### DIRECTIVE:
Write out the listing below in full and exactly, leaving out every picture.

### SOURCE MATERIAL:

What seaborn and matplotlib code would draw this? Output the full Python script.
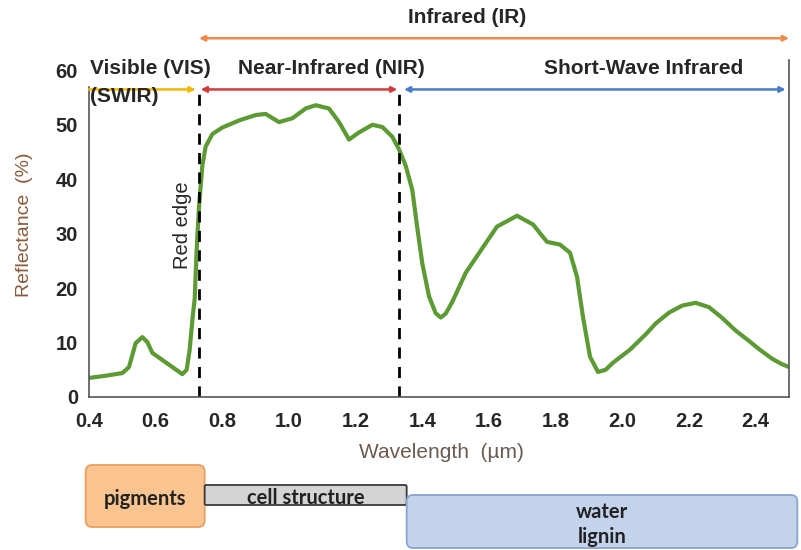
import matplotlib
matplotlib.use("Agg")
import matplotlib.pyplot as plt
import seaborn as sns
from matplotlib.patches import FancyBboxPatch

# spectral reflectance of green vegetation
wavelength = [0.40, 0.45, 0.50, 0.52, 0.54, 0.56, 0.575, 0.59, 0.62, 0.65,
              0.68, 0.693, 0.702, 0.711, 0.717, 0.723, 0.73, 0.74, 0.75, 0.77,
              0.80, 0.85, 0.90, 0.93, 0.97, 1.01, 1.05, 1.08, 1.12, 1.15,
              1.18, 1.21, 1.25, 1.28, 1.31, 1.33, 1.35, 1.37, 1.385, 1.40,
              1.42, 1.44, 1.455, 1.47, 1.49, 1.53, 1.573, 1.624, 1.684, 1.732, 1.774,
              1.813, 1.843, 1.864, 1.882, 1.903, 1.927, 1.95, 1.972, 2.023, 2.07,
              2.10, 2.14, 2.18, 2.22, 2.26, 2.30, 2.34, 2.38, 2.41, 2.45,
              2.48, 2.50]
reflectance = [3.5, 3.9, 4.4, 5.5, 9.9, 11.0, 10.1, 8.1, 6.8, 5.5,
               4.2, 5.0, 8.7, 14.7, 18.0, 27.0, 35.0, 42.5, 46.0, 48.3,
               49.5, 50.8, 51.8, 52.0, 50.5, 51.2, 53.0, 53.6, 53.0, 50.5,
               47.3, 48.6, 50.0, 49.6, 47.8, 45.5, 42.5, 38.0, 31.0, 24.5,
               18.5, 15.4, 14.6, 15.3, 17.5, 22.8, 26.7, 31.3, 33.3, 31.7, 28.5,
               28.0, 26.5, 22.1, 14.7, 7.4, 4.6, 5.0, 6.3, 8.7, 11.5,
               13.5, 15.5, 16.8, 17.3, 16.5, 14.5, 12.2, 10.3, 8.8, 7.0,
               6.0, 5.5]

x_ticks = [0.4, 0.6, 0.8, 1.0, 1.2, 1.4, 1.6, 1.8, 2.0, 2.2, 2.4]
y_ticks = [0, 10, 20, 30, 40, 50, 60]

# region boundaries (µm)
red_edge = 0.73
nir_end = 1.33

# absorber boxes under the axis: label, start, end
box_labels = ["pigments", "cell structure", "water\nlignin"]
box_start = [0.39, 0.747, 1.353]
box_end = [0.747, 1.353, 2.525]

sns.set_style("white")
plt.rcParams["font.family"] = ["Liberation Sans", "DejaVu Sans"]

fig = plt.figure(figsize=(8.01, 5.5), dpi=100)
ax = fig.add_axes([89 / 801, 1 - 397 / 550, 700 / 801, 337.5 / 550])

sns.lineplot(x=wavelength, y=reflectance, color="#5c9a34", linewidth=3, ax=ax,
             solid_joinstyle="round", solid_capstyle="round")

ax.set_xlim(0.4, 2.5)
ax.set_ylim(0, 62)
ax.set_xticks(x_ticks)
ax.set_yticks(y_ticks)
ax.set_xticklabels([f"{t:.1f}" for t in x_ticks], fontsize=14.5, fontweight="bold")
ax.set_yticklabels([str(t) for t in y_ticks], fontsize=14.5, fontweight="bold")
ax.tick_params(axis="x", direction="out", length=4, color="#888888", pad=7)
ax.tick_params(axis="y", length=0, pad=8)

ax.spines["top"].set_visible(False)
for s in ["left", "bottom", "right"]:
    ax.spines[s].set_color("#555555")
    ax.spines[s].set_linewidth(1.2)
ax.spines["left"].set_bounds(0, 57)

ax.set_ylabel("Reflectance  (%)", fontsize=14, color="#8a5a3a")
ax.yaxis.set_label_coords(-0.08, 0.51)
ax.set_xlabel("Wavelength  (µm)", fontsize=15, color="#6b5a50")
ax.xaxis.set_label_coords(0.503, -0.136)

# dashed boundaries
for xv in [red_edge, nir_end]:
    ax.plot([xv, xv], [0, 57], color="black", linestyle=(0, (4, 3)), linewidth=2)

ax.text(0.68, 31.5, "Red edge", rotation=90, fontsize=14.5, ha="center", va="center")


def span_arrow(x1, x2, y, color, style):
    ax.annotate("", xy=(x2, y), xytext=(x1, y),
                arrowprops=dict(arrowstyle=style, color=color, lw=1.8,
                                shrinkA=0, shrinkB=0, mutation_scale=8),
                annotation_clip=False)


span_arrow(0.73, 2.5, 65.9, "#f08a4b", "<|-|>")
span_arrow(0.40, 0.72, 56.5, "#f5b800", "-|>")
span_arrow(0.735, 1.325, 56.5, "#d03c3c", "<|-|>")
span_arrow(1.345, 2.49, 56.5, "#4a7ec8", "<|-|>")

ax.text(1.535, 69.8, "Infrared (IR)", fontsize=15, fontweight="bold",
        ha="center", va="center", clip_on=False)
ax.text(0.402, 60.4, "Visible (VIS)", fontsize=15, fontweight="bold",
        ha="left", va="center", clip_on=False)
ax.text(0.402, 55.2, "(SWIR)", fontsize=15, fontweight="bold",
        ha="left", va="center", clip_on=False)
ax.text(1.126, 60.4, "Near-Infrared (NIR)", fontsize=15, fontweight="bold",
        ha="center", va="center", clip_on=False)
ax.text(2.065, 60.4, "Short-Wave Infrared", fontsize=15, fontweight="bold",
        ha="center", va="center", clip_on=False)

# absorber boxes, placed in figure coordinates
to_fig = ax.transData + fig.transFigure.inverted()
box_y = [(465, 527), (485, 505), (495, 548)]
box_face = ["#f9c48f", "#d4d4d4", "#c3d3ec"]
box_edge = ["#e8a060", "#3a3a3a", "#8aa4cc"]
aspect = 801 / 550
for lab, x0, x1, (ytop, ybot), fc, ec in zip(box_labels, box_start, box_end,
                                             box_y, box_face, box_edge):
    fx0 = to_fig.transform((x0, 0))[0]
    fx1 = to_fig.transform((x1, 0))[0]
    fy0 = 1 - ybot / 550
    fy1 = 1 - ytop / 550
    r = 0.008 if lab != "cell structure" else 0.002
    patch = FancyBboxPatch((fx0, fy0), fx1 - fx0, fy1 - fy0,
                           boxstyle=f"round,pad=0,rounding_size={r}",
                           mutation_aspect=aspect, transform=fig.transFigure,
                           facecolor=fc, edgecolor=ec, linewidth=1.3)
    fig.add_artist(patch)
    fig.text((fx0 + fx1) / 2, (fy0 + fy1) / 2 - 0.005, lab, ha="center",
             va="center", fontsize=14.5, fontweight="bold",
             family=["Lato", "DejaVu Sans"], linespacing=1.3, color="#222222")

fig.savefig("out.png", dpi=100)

### SOLUTION FOR THIS PROBLEM:
What seaborn and matplotlib code would draw this? Output the full Python script.
import matplotlib
matplotlib.use("Agg")
import matplotlib.pyplot as plt
import seaborn as sns
from matplotlib.patches import FancyBboxPatch

# spectral reflectance of green vegetation
wavelength = [0.40, 0.45, 0.50, 0.52, 0.54, 0.56, 0.575, 0.59, 0.62, 0.65,
              0.68, 0.693, 0.702, 0.711, 0.717, 0.723, 0.73, 0.74, 0.75, 0.77,
              0.80, 0.85, 0.90, 0.93, 0.97, 1.01, 1.05, 1.08, 1.12, 1.15,
              1.18, 1.21, 1.25, 1.28, 1.31, 1.33, 1.35, 1.37, 1.385, 1.40,
              1.42, 1.44, 1.455, 1.47, 1.49, 1.53, 1.573, 1.624, 1.684, 1.732, 1.774,
              1.813, 1.843, 1.864, 1.882, 1.903, 1.927, 1.95, 1.972, 2.023, 2.07,
              2.10, 2.14, 2.18, 2.22, 2.26, 2.30, 2.34, 2.38, 2.41, 2.45,
              2.48, 2.50]
reflectance = [3.5, 3.9, 4.4, 5.5, 9.9, 11.0, 10.1, 8.1, 6.8, 5.5,
               4.2, 5.0, 8.7, 14.7, 18.0, 27.0, 35.0, 42.5, 46.0, 48.3,
               49.5, 50.8, 51.8, 52.0, 50.5, 51.2, 53.0, 53.6, 53.0, 50.5,
               47.3, 48.6, 50.0, 49.6, 47.8, 45.5, 42.5, 38.0, 31.0, 24.5,
               18.5, 15.4, 14.6, 15.3, 17.5, 22.8, 26.7, 31.3, 33.3, 31.7, 28.5,
               28.0, 26.5, 22.1, 14.7, 7.4, 4.6, 5.0, 6.3, 8.7, 11.5,
               13.5, 15.5, 16.8, 17.3, 16.5, 14.5, 12.2, 10.3, 8.8, 7.0,
               6.0, 5.5]

x_ticks = [0.4, 0.6, 0.8, 1.0, 1.2, 1.4, 1.6, 1.8, 2.0, 2.2, 2.4]
y_ticks = [0, 10, 20, 30, 40, 50, 60]

# region boundaries (µm)
red_edge = 0.73
nir_end = 1.33

# absorber boxes under the axis: label, start, end
box_labels = ["pigments", "cell structure", "water\nlignin"]
box_start = [0.39, 0.747, 1.353]
box_end = [0.747, 1.353, 2.525]

sns.set_style("white")
plt.rcParams["font.family"] = ["Liberation Sans", "DejaVu Sans"]

fig = plt.figure(figsize=(8.01, 5.5), dpi=100)
ax = fig.add_axes([89 / 801, 1 - 397 / 550, 700 / 801, 337.5 / 550])

sns.lineplot(x=wavelength, y=reflectance, color="#5c9a34", linewidth=3, ax=ax,
             solid_joinstyle="round", solid_capstyle="round")

ax.set_xlim(0.4, 2.5)
ax.set_ylim(0, 62)
ax.set_xticks(x_ticks)
ax.set_yticks(y_ticks)
ax.set_xticklabels([f"{t:.1f}" for t in x_ticks], fontsize=14.5, fontweight="bold")
ax.set_yticklabels([str(t) for t in y_ticks], fontsize=14.5, fontweight="bold")
ax.tick_params(axis="x", direction="out", length=4, color="#888888", pad=7)
ax.tick_params(axis="y", length=0, pad=8)

ax.spines["top"].set_visible(False)
for s in ["left", "bottom", "right"]:
    ax.spines[s].set_color("#555555")
    ax.spines[s].set_linewidth(1.2)
ax.spines["left"].set_bounds(0, 57)

ax.set_ylabel("Reflectance  (%)", fontsize=14, color="#8a5a3a")
ax.yaxis.set_label_coords(-0.08, 0.51)
ax.set_xlabel("Wavelength  (µm)", fontsize=15, color="#6b5a50")
ax.xaxis.set_label_coords(0.503, -0.136)

# dashed boundaries
for xv in [red_edge, nir_end]:
    ax.plot([xv, xv], [0, 57], color="black", linestyle=(0, (4, 3)), linewidth=2)

ax.text(0.68, 31.5, "Red edge", rotation=90, fontsize=14.5, ha="center", va="center")


def span_arrow(x1, x2, y, color, style):
    ax.annotate("", xy=(x2, y), xytext=(x1, y),
                arrowprops=dict(arrowstyle=style, color=color, lw=1.8,
                                shrinkA=0, shrinkB=0, mutation_scale=8),
                annotation_clip=False)


span_arrow(0.73, 2.5, 65.9, "#f08a4b", "<|-|>")
span_arrow(0.40, 0.72, 56.5, "#f5b800", "-|>")
span_arrow(0.735, 1.325, 56.5, "#d03c3c", "<|-|>")
span_arrow(1.345, 2.49, 56.5, "#4a7ec8", "<|-|>")

ax.text(1.535, 69.8, "Infrared (IR)", fontsize=15, fontweight="bold",
        ha="center", va="center", clip_on=False)
ax.text(0.402, 60.4, "Visible (VIS)", fontsize=15, fontweight="bold",
        ha="left", va="center", clip_on=False)
ax.text(0.402, 55.2, "(SWIR)", fontsize=15, fontweight="bold",
        ha="left", va="center", clip_on=False)
ax.text(1.126, 60.4, "Near-Infrared (NIR)", fontsize=15, fontweight="bold",
        ha="center", va="center", clip_on=False)
ax.text(2.065, 60.4, "Short-Wave Infrared", fontsize=15, fontweight="bold",
        ha="center", va="center", clip_on=False)

# absorber boxes, placed in figure coordinates
to_fig = ax.transData + fig.transFigure.inverted()
box_y = [(465, 527), (485, 505), (495, 548)]
box_face = ["#f9c48f", "#d4d4d4", "#c3d3ec"]
box_edge = ["#e8a060", "#3a3a3a", "#8aa4cc"]
aspect = 801 / 550
for lab, x0, x1, (ytop, ybot), fc, ec in zip(box_labels, box_start, box_end,
                                             box_y, box_face, box_edge):
    fx0 = to_fig.transform((x0, 0))[0]
    fx1 = to_fig.transform((x1, 0))[0]
    fy0 = 1 - ybot / 550
    fy1 = 1 - ytop / 550
    r = 0.008 if lab != "cell structure" else 0.002
    patch = FancyBboxPatch((fx0, fy0), fx1 - fx0, fy1 - fy0,
                           boxstyle=f"round,pad=0,rounding_size={r}",
                           mutation_aspect=aspect, transform=fig.transFigure,
                           facecolor=fc, edgecolor=ec, linewidth=1.3)
    fig.add_artist(patch)
    fig.text((fx0 + fx1) / 2, (fy0 + fy1) / 2 - 0.005, lab, ha="center",
             va="center", fontsize=14.5, fontweight="bold",
             family=["Lato", "DejaVu Sans"], linespacing=1.3, color="#222222")

fig.savefig("out.png", dpi=100)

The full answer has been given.